DATA SECTION:

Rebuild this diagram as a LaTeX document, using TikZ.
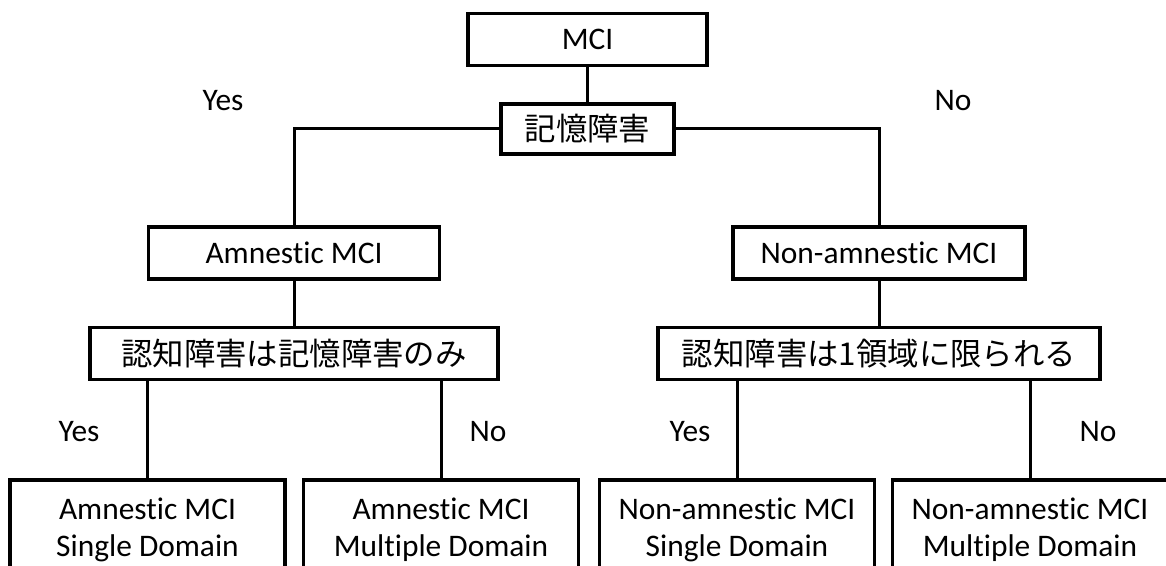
\documentclass[tikz,border=0pt]{standalone}
\usepackage{fontspec}
\setmainfont{Carlito}[Ligatures=NoCommon]
\newfontfamily\jpfont{Noto Sans CJK JP}

\begin{document}
\begin{tikzpicture}[x=0.5pt,y=-0.5pt,
font=\fontsize{15.7}{18.7}\selectfont,
block/.style={rectangle,draw,line width=1.8pt,minimum height=26pt,inner sep=0pt},
leaf/.style={block,minimum width=137.5pt,minimum height=50pt,align=center},
line/.style={draw,line width=1.5pt}]

\useasboundingbox (0,0) rectangle (1166,566);

\node [block, minimum width=119.5pt] (mci) at (587.5,39.5) {MCI};
\node [block, minimum width=86.5pt, minimum height=25pt] (mem) at (587.5,129) {\jpfont 記憶障害};
\node [block, minimum width=145.5pt] (amn) at (294,253) {Amnestic MCI};
\node [block, minimum width=146pt] (nonamn) at (879,253) {Non-amnestic MCI};
\node [block, minimum width=204pt] (chka) at (294,353.5) {\jpfont 認知障害は記憶障害のみ};
\node [block, minimum width=221pt] (chkb) at (879,353.5) {\jpfont 認知障害は1領域に限られる};

\node [leaf] (aa) at (147.5,530) {Amnestic MCI\\Single Domain};
\node [leaf] (ab) at (441,530) {Amnestic MCI\\Multiple Domain};
\node [leaf] (ba) at (737,530) {Non-amnestic MCI\\Single Domain};
\node [leaf] (bb) at (1030,530) {Non-amnestic MCI\\Multiple Domain};

\path [line] (mci) -- (mem);
\path [line] (mem.west) -| (amn.north);
\path [line] (mem.east) -| (nonamn.north);
\path [line] (amn) -- (chka);
\path [line] (nonamn) -- (chkb);

\path [line] (aa.north) -- (aa.north |- chka.south);
\path [line] (ab.north) -- (ab.north |- chka.south);
\path [line] (ba.north) -- (ba.north |- chkb.south);
\path [line] (bb.north) -- (bb.north |- chkb.south);

\node (yesa) at (223,101) {Yes};
\node (noa) at (953,101) {No};
\node (yesb) at (79,432) {Yes};
\node (nob) at (488,432) {No};
\node (yesc) at (690,432) {Yes};
\node (noc) at (1098,432) {No};
\end{tikzpicture}
\end{document}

WHAT TO DO: Your copy of the data above should match it exactly, except that pictures are left out.

FINISHED TASK:
Rebuild this diagram as a LaTeX document, using TikZ.
\documentclass[tikz,border=0pt]{standalone}
\usepackage{fontspec}
\setmainfont{Carlito}[Ligatures=NoCommon]
\newfontfamily\jpfont{Noto Sans CJK JP}

\begin{document}
\begin{tikzpicture}[x=0.5pt,y=-0.5pt,
font=\fontsize{15.7}{18.7}\selectfont,
block/.style={rectangle,draw,line width=1.8pt,minimum height=26pt,inner sep=0pt},
leaf/.style={block,minimum width=137.5pt,minimum height=50pt,align=center},
line/.style={draw,line width=1.5pt}]

\useasboundingbox (0,0) rectangle (1166,566);

\node [block, minimum width=119.5pt] (mci) at (587.5,39.5) {MCI};
\node [block, minimum width=86.5pt, minimum height=25pt] (mem) at (587.5,129) {\jpfont 記憶障害};
\node [block, minimum width=145.5pt] (amn) at (294,253) {Amnestic MCI};
\node [block, minimum width=146pt] (nonamn) at (879,253) {Non-amnestic MCI};
\node [block, minimum width=204pt] (chka) at (294,353.5) {\jpfont 認知障害は記憶障害のみ};
\node [block, minimum width=221pt] (chkb) at (879,353.5) {\jpfont 認知障害は1領域に限られる};

\node [leaf] (aa) at (147.5,530) {Amnestic MCI\\Single Domain};
\node [leaf] (ab) at (441,530) {Amnestic MCI\\Multiple Domain};
\node [leaf] (ba) at (737,530) {Non-amnestic MCI\\Single Domain};
\node [leaf] (bb) at (1030,530) {Non-amnestic MCI\\Multiple Domain};

\path [line] (mci) -- (mem);
\path [line] (mem.west) -| (amn.north);
\path [line] (mem.east) -| (nonamn.north);
\path [line] (amn) -- (chka);
\path [line] (nonamn) -- (chkb);

\path [line] (aa.north) -- (aa.north |- chka.south);
\path [line] (ab.north) -- (ab.north |- chka.south);
\path [line] (ba.north) -- (ba.north |- chkb.south);
\path [line] (bb.north) -- (bb.north |- chkb.south);

\node (yesa) at (223,101) {Yes};
\node (noa) at (953,101) {No};
\node (yesb) at (79,432) {Yes};
\node (nob) at (488,432) {No};
\node (yesc) at (690,432) {Yes};
\node (noc) at (1098,432) {No};
\end{tikzpicture}
\end{document}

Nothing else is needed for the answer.